The results demonstrate that the improved mechanical stability during wet-chemical transfer is not due to changes in overall surface energy, contrary to common assumptions. Instead, the key factor is the significant reduction in polar interactions between the graphene and water, preventing the graphene from tearing. The pre-treatment technique effectively hydrophobizes the graphene, increasing its mechanical stability and charge carrier density without leaving significant polymer residues. The high charge carrier density and low defect density are beneficial for improved charge carrier mobility, making this technique promising for various graphene applications. The finding challenges the existing understanding of graphene transfer and offers a new, effective strategy for high-quality graphene transfer.

This study presents a simple, scalable, and cost-effective method to enhance graphene's mechanical stability and properties during wet-chemical transfer. The pre-treatment using an EVAC foil effectively hydrophobizes the graphene, suppressing polar interactions with water and preventing tearing. The resulting graphene exhibits high crystallinity, low defect density, and increased charge carrier density. Future research could explore the optimization of this technique for different graphene growth methods and substrates, and investigate the long-term stability of the functionalized graphene.

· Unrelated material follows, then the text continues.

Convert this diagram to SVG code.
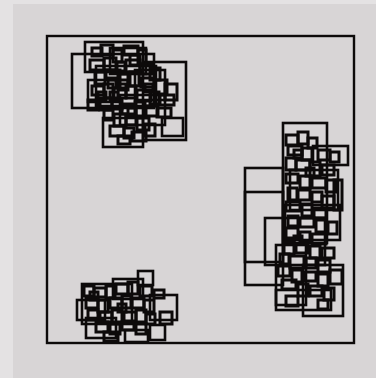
<svg xmlns="http://www.w3.org/2000/svg" width="376" height="378" viewBox="0 0 376 378">
<style>
rect.r{fill:none;stroke:#0d0a0a;stroke-width:2.6}
rect.s{fill:none;stroke:#0d0a0a;stroke-width:3}
</style>
<rect x="0" y="0" width="376" height="378" fill="#d8d5d6"/>
<rect x="0" y="0" width="13" height="378" fill="#e4e2e3"/>
<rect x="0" y="0" width="376" height="4" fill="#e4e2e3"/>
<rect x="47" y="36" width="307" height="307" fill="none" stroke="#0d0a0a" stroke-width="2.4"/>
<g id="cluster-top-left">
<rect class="r" x="72" y="54" width="82" height="54"/>
<rect class="r" x="85" y="42" width="58" height="30"/>
<rect class="r" x="143" y="62" width="43" height="78"/>
<rect class="r" x="103" y="118" width="40" height="29"/>
<rect class="r" x="162" y="118" width="21" height="18"/>
<rect class="r" x="96" y="66" width="60" height="40"/>
<rect class="r" x="110" y="48" width="36" height="26"/>
<rect class="r" x="88" y="80" width="30" height="22"/>
<rect class="r" x="120" y="95" width="45" height="30"/>
<rect class="r" x="135" y="70" width="30" height="30"/>
<rect class="s" x="92" y="48" width="10" height="8"/>
<rect class="s" x="101" y="45" width="12" height="10"/>
<rect class="s" x="113" y="50" width="9" height="12"/>
<rect class="s" x="124" y="46" width="14" height="9"/>
<rect class="s" x="130" y="55" width="10" height="10"/>
<rect class="s" x="138" y="50" width="8" height="14"/>
<rect class="s" x="90" y="60" width="14" height="10"/>
<rect class="s" x="104" y="58" width="12" height="12"/>
<rect class="s" x="117" y="62" width="8" height="9"/>
<rect class="s" x="126" y="60" width="14" height="12"/>
<rect class="s" x="140" y="64" width="12" height="10"/>
<rect class="s" x="150" y="68" width="10" height="12"/>
<rect class="s" x="95" y="72" width="10" height="12"/>
<rect class="s" x="106" y="70" width="14" height="8"/>
<rect class="s" x="118" y="74" width="10" height="10"/>
<rect class="s" x="130" y="72" width="9" height="14"/>
<rect class="s" x="141" y="78" width="13" height="9"/>
<rect class="s" x="155" y="80" width="12" height="14"/>
<rect class="s" x="160" y="95" width="14" height="10"/>
<rect class="s" x="92" y="86" width="12" height="9"/>
<rect class="s" x="104" y="84" width="9" height="14"/>
<rect class="s" x="114" y="88" width="12" height="10"/>
<rect class="s" x="126" y="86" width="10" height="12"/>
<rect class="s" x="137" y="90" width="14" height="11"/>
<rect class="s" x="150" y="92" width="9" height="12"/>
<rect class="s" x="100" y="98" width="12" height="12"/>
<rect class="s" x="112" y="100" width="10" height="9"/>
<rect class="s" x="122" y="104" width="14" height="10"/>
<rect class="s" x="135" y="102" width="10" height="14"/>
<rect class="s" x="146" y="106" width="12" height="10"/>
<rect class="s" x="157" y="108" width="14" height="9"/>
<rect class="s" x="104" y="110" width="9" height="10"/>
<rect class="s" x="114" y="114" width="12" height="12"/>
<rect class="s" x="126" y="116" width="10" height="9"/>
<rect class="s" x="137" y="118" width="12" height="12"/>
<rect class="s" x="110" y="126" width="14" height="10"/>
<rect class="s" x="124" y="128" width="10" height="10"/>
<rect class="s" x="132" y="132" width="14" height="9"/>
<rect class="s" x="118" y="136" width="12" height="8"/>
<rect class="s" x="145" y="124" width="10" height="12"/>
<rect class="s" x="98" y="92" width="8" height="8"/>
<rect class="s" x="108" y="80" width="8" height="8"/>
<rect class="s" x="145" y="84" width="8" height="8"/>
<rect class="s" x="165" y="84" width="12" height="16"/>
<rect class="s" x="88" y="100" width="10" height="10"/>
<rect class="s" x="120" y="80" width="8" height="10"/>
<rect class="s" x="110" y="92" width="8" height="8"/>
<rect class="s" x="128" y="108" width="8" height="8"/>
</g>
<g id="cluster-right">
<rect class="r" x="283" y="123" width="44" height="120"/>
<rect class="r" x="245" y="168" width="38" height="117"/>
<rect class="r" x="245" y="192" width="38" height="70"/>
<rect class="r" x="265" y="218" width="60" height="47"/>
<rect class="r" x="276" y="245" width="30" height="60"/>
<rect class="r" x="303" y="265" width="40" height="51"/>
<rect class="r" x="313" y="146" width="35" height="19"/>
<rect class="r" x="276" y="290" width="55" height="20"/>
<rect class="r" x="290" y="170" width="48" height="40"/>
<rect class="r" x="285" y="205" width="55" height="35"/>
<rect class="s" x="286" y="135" width="12" height="10"/>
<rect class="s" x="298" y="132" width="10" height="12"/>
<rect class="s" x="308" y="138" width="9" height="10"/>
<rect class="s" x="288" y="146" width="14" height="9"/>
<rect class="s" x="302" y="148" width="10" height="12"/>
<rect class="s" x="318" y="150" width="12" height="10"/>
<rect class="s" x="330" y="152" width="9" height="10"/>
<rect class="s" x="286" y="158" width="10" height="12"/>
<rect class="s" x="296" y="160" width="14" height="10"/>
<rect class="s" x="310" y="162" width="10" height="14"/>
<rect class="s" x="322" y="165" width="12" height="10"/>
<rect class="s" x="286" y="174" width="12" height="9"/>
<rect class="s" x="300" y="176" width="10" height="12"/>
<rect class="s" x="312" y="178" width="14" height="10"/>
<rect class="s" x="326" y="180" width="10" height="12"/>
<rect class="s" x="288" y="188" width="9" height="12"/>
<rect class="s" x="298" y="190" width="12" height="10"/>
<rect class="s" x="312" y="192" width="10" height="10"/>
<rect class="s" x="322" y="196" width="12" height="12"/>
<rect class="s" x="286" y="202" width="14" height="9"/>
<rect class="s" x="302" y="204" width="10" height="12"/>
<rect class="s" x="314" y="208" width="12" height="10"/>
<rect class="s" x="288" y="216" width="10" height="10"/>
<rect class="s" x="300" y="218" width="14" height="9"/>
<rect class="s" x="316" y="220" width="10" height="12"/>
<rect class="s" x="328" y="222" width="9" height="12"/>
<rect class="s" x="286" y="228" width="12" height="10"/>
<rect class="s" x="300" y="232" width="10" height="10"/>
<rect class="s" x="312" y="234" width="14" height="10"/>
<rect class="s" x="284" y="242" width="10" height="12"/>
<rect class="s" x="296" y="244" width="12" height="9"/>
<rect class="s" x="310" y="246" width="10" height="12"/>
<rect class="s" x="322" y="248" width="12" height="10"/>
<rect class="s" x="280" y="254" width="9" height="10"/>
<rect class="s" x="290" y="256" width="14" height="12"/>
<rect class="s" x="306" y="258" width="10" height="10"/>
<rect class="s" x="318" y="260" width="12" height="12"/>
<rect class="s" x="278" y="266" width="12" height="10"/>
<rect class="s" x="292" y="270" width="10" height="12"/>
<rect class="s" x="304" y="272" width="12" height="9"/>
<rect class="s" x="318" y="274" width="10" height="12"/>
<rect class="s" x="330" y="270" width="12" height="14"/>
<rect class="s" x="282" y="280" width="14" height="9"/>
<rect class="s" x="298" y="284" width="10" height="12"/>
<rect class="s" x="310" y="286" width="12" height="10"/>
<rect class="s" x="324" y="288" width="10" height="12"/>
<rect class="s" x="286" y="296" width="12" height="10"/>
<rect class="s" x="318" y="300" width="10" height="9"/>
<rect class="s" x="334" y="180" width="8" height="30"/>
<rect class="s" x="294" y="150" width="8" height="8"/>
<rect class="s" x="306" y="168" width="8" height="8"/>
<rect class="s" x="294" y="236" width="8" height="8"/>
</g>
<g id="cluster-bottom-left">
<rect class="r" x="138" y="271" width="15" height="14"/>
<rect class="r" x="150" y="295" width="27" height="25"/>
<rect class="r" x="77" y="300" width="28" height="20"/>
<rect class="r" x="125" y="330" width="23" height="12"/>
<rect class="r" x="150" y="325" width="15" height="15"/>
<rect class="r" x="82" y="284" width="50" height="40"/>
<rect class="r" x="113" y="279" width="30" height="20"/>
<rect class="r" x="86" y="318" width="30" height="20"/>
<rect class="s" x="84" y="286" width="10" height="10"/>
<rect class="s" x="94" y="288" width="12" height="9"/>
<rect class="s" x="106" y="286" width="9" height="12"/>
<rect class="s" x="116" y="284" width="12" height="10"/>
<rect class="s" x="128" y="282" width="10" height="12"/>
<rect class="s" x="140" y="286" width="12" height="10"/>
<rect class="s" x="86" y="298" width="12" height="10"/>
<rect class="s" x="98" y="300" width="10" height="12"/>
<rect class="s" x="110" y="298" width="12" height="10"/>
<rect class="s" x="122" y="296" width="9" height="12"/>
<rect class="s" x="132" y="298" width="12" height="10"/>
<rect class="s" x="144" y="300" width="10" height="12"/>
<rect class="s" x="88" y="310" width="10" height="10"/>
<rect class="s" x="100" y="312" width="12" height="10"/>
<rect class="s" x="112" y="310" width="10" height="12"/>
<rect class="s" x="124" y="312" width="12" height="9"/>
<rect class="s" x="136" y="310" width="10" height="12"/>
<rect class="s" x="146" y="314" width="9" height="10"/>
<rect class="s" x="96" y="322" width="12" height="10"/>
<rect class="s" x="110" y="324" width="10" height="10"/>
<rect class="s" x="122" y="322" width="12" height="8"/>
<rect class="s" x="136" y="324" width="10" height="10"/>
<rect class="s" x="104" y="332" width="14" height="9"/>
<rect class="s" x="160" y="312" width="12" height="12"/>
<rect class="s" x="154" y="290" width="10" height="8"/>
<rect class="s" x="90" y="292" width="8" height="8"/>
<rect class="s" x="118" y="304" width="8" height="8"/>
</g>
</svg>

While the current study demonstrates significant improvements in graphene transfer, the long-term stability of the functional groups attached to the graphene surface needs further investigation. The influence of different copolymer materials on the effectiveness of the pre-treatment also warrants further study. The analysis focused on single-layer graphene; future work should evaluate the effectiveness of this technique on multi-layer graphene.